● **Source data**

========================================

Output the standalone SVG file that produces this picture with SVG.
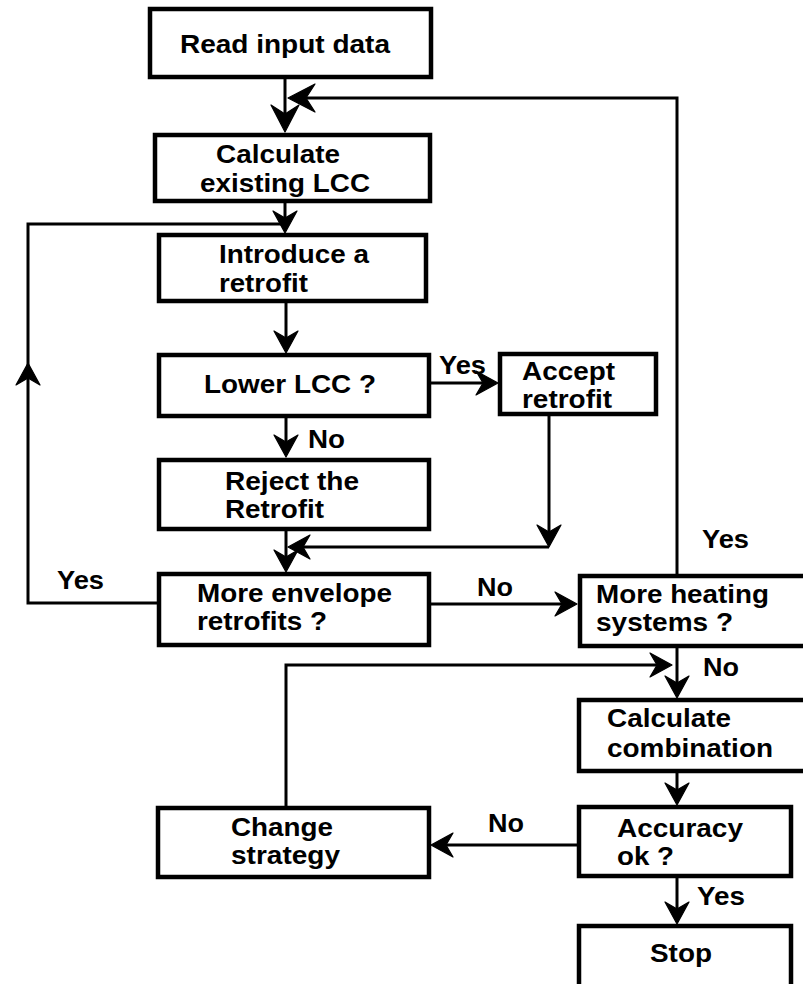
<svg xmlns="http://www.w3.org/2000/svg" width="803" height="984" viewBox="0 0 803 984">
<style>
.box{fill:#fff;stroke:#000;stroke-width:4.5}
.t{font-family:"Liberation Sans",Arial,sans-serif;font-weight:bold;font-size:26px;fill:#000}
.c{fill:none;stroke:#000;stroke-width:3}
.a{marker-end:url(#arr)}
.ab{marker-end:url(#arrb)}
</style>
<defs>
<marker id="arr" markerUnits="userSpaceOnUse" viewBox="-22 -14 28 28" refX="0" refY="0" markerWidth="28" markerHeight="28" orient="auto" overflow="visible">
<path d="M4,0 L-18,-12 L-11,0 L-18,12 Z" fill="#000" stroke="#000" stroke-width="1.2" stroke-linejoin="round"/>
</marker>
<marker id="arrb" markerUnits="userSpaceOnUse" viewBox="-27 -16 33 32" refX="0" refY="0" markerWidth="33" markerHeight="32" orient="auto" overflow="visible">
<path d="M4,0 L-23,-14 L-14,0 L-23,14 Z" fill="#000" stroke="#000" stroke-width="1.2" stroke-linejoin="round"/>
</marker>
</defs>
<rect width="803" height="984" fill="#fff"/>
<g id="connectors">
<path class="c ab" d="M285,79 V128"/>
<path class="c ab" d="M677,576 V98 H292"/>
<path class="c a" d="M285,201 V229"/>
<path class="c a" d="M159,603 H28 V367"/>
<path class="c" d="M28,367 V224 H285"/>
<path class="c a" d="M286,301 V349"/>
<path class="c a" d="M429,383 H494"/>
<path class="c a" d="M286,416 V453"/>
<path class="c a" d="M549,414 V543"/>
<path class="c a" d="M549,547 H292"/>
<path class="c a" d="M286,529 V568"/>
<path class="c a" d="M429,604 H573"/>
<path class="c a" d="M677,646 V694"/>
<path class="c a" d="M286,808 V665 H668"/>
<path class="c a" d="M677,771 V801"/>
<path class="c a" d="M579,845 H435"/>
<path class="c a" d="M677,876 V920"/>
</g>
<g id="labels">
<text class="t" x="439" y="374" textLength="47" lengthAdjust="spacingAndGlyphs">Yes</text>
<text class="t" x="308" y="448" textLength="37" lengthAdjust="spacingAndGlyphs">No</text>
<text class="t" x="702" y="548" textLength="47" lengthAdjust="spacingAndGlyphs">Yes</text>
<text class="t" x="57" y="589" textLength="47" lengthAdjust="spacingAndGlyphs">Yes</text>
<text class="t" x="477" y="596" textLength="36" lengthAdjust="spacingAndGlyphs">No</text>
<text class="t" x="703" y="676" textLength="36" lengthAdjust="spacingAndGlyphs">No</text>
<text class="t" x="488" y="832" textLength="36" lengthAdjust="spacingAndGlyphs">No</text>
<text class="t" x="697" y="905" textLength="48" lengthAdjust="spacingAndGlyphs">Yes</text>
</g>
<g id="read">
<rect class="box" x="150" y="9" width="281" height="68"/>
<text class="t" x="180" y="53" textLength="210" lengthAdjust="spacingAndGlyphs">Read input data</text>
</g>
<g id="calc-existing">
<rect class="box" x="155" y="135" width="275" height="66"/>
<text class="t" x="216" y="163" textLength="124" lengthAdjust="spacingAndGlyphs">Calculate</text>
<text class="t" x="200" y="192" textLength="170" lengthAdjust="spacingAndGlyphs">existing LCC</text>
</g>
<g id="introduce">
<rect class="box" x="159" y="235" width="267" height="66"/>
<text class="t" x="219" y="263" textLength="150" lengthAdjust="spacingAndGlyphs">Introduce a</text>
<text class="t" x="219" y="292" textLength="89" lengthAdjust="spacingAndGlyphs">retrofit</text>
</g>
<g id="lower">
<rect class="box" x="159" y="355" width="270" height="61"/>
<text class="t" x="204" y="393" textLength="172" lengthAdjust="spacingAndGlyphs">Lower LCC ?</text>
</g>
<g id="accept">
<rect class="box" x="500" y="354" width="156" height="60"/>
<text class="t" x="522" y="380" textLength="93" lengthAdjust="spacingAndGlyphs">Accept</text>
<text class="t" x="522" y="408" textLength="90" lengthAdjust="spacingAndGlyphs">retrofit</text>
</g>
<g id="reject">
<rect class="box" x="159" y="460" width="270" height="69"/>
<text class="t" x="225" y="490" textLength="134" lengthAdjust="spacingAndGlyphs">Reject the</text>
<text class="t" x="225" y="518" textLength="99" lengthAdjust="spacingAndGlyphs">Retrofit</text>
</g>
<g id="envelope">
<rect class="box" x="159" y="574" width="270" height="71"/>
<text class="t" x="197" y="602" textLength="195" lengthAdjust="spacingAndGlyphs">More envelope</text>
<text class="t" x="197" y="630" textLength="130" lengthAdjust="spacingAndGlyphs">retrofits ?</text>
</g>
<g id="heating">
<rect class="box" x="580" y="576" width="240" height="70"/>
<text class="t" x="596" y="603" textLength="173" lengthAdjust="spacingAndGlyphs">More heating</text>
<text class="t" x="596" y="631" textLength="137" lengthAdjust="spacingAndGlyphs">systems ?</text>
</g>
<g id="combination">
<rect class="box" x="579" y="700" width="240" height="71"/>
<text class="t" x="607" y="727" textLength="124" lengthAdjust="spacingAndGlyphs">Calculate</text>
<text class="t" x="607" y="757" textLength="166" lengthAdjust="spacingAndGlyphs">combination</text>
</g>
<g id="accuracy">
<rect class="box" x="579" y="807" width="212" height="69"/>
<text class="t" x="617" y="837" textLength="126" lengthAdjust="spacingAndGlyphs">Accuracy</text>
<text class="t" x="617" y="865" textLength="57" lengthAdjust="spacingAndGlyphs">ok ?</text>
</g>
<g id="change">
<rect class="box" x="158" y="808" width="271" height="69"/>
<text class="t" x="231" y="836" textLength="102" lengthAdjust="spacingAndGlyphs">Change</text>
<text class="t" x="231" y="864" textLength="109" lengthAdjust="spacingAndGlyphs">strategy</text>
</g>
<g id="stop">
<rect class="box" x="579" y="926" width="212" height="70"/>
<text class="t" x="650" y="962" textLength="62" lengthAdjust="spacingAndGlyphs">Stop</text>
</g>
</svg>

========================================

● **What to work on**
Working from the material above, transcribe it exactly while omitting pictures.

● **Correct output**
Output the standalone SVG file that produces this picture with SVG.
<svg xmlns="http://www.w3.org/2000/svg" width="803" height="984" viewBox="0 0 803 984">
<style>
.box{fill:#fff;stroke:#000;stroke-width:4.5}
.t{font-family:"Liberation Sans",Arial,sans-serif;font-weight:bold;font-size:26px;fill:#000}
.c{fill:none;stroke:#000;stroke-width:3}
.a{marker-end:url(#arr)}
.ab{marker-end:url(#arrb)}
</style>
<defs>
<marker id="arr" markerUnits="userSpaceOnUse" viewBox="-22 -14 28 28" refX="0" refY="0" markerWidth="28" markerHeight="28" orient="auto" overflow="visible">
<path d="M4,0 L-18,-12 L-11,0 L-18,12 Z" fill="#000" stroke="#000" stroke-width="1.2" stroke-linejoin="round"/>
</marker>
<marker id="arrb" markerUnits="userSpaceOnUse" viewBox="-27 -16 33 32" refX="0" refY="0" markerWidth="33" markerHeight="32" orient="auto" overflow="visible">
<path d="M4,0 L-23,-14 L-14,0 L-23,14 Z" fill="#000" stroke="#000" stroke-width="1.2" stroke-linejoin="round"/>
</marker>
</defs>
<rect width="803" height="984" fill="#fff"/>
<g id="connectors">
<path class="c ab" d="M285,79 V128"/>
<path class="c ab" d="M677,576 V98 H292"/>
<path class="c a" d="M285,201 V229"/>
<path class="c a" d="M159,603 H28 V367"/>
<path class="c" d="M28,367 V224 H285"/>
<path class="c a" d="M286,301 V349"/>
<path class="c a" d="M429,383 H494"/>
<path class="c a" d="M286,416 V453"/>
<path class="c a" d="M549,414 V543"/>
<path class="c a" d="M549,547 H292"/>
<path class="c a" d="M286,529 V568"/>
<path class="c a" d="M429,604 H573"/>
<path class="c a" d="M677,646 V694"/>
<path class="c a" d="M286,808 V665 H668"/>
<path class="c a" d="M677,771 V801"/>
<path class="c a" d="M579,845 H435"/>
<path class="c a" d="M677,876 V920"/>
</g>
<g id="labels">
<text class="t" x="439" y="374" textLength="47" lengthAdjust="spacingAndGlyphs">Yes</text>
<text class="t" x="308" y="448" textLength="37" lengthAdjust="spacingAndGlyphs">No</text>
<text class="t" x="702" y="548" textLength="47" lengthAdjust="spacingAndGlyphs">Yes</text>
<text class="t" x="57" y="589" textLength="47" lengthAdjust="spacingAndGlyphs">Yes</text>
<text class="t" x="477" y="596" textLength="36" lengthAdjust="spacingAndGlyphs">No</text>
<text class="t" x="703" y="676" textLength="36" lengthAdjust="spacingAndGlyphs">No</text>
<text class="t" x="488" y="832" textLength="36" lengthAdjust="spacingAndGlyphs">No</text>
<text class="t" x="697" y="905" textLength="48" lengthAdjust="spacingAndGlyphs">Yes</text>
</g>
<g id="read">
<rect class="box" x="150" y="9" width="281" height="68"/>
<text class="t" x="180" y="53" textLength="210" lengthAdjust="spacingAndGlyphs">Read input data</text>
</g>
<g id="calc-existing">
<rect class="box" x="155" y="135" width="275" height="66"/>
<text class="t" x="216" y="163" textLength="124" lengthAdjust="spacingAndGlyphs">Calculate</text>
<text class="t" x="200" y="192" textLength="170" lengthAdjust="spacingAndGlyphs">existing LCC</text>
</g>
<g id="introduce">
<rect class="box" x="159" y="235" width="267" height="66"/>
<text class="t" x="219" y="263" textLength="150" lengthAdjust="spacingAndGlyphs">Introduce a</text>
<text class="t" x="219" y="292" textLength="89" lengthAdjust="spacingAndGlyphs">retrofit</text>
</g>
<g id="lower">
<rect class="box" x="159" y="355" width="270" height="61"/>
<text class="t" x="204" y="393" textLength="172" lengthAdjust="spacingAndGlyphs">Lower LCC ?</text>
</g>
<g id="accept">
<rect class="box" x="500" y="354" width="156" height="60"/>
<text class="t" x="522" y="380" textLength="93" lengthAdjust="spacingAndGlyphs">Accept</text>
<text class="t" x="522" y="408" textLength="90" lengthAdjust="spacingAndGlyphs">retrofit</text>
</g>
<g id="reject">
<rect class="box" x="159" y="460" width="270" height="69"/>
<text class="t" x="225" y="490" textLength="134" lengthAdjust="spacingAndGlyphs">Reject the</text>
<text class="t" x="225" y="518" textLength="99" lengthAdjust="spacingAndGlyphs">Retrofit</text>
</g>
<g id="envelope">
<rect class="box" x="159" y="574" width="270" height="71"/>
<text class="t" x="197" y="602" textLength="195" lengthAdjust="spacingAndGlyphs">More envelope</text>
<text class="t" x="197" y="630" textLength="130" lengthAdjust="spacingAndGlyphs">retrofits ?</text>
</g>
<g id="heating">
<rect class="box" x="580" y="576" width="240" height="70"/>
<text class="t" x="596" y="603" textLength="173" lengthAdjust="spacingAndGlyphs">More heating</text>
<text class="t" x="596" y="631" textLength="137" lengthAdjust="spacingAndGlyphs">systems ?</text>
</g>
<g id="combination">
<rect class="box" x="579" y="700" width="240" height="71"/>
<text class="t" x="607" y="727" textLength="124" lengthAdjust="spacingAndGlyphs">Calculate</text>
<text class="t" x="607" y="757" textLength="166" lengthAdjust="spacingAndGlyphs">combination</text>
</g>
<g id="accuracy">
<rect class="box" x="579" y="807" width="212" height="69"/>
<text class="t" x="617" y="837" textLength="126" lengthAdjust="spacingAndGlyphs">Accuracy</text>
<text class="t" x="617" y="865" textLength="57" lengthAdjust="spacingAndGlyphs">ok ?</text>
</g>
<g id="change">
<rect class="box" x="158" y="808" width="271" height="69"/>
<text class="t" x="231" y="836" textLength="102" lengthAdjust="spacingAndGlyphs">Change</text>
<text class="t" x="231" y="864" textLength="109" lengthAdjust="spacingAndGlyphs">strategy</text>
</g>
<g id="stop">
<rect class="box" x="579" y="926" width="212" height="70"/>
<text class="t" x="650" y="962" textLength="62" lengthAdjust="spacingAndGlyphs">Stop</text>
</g>
</svg>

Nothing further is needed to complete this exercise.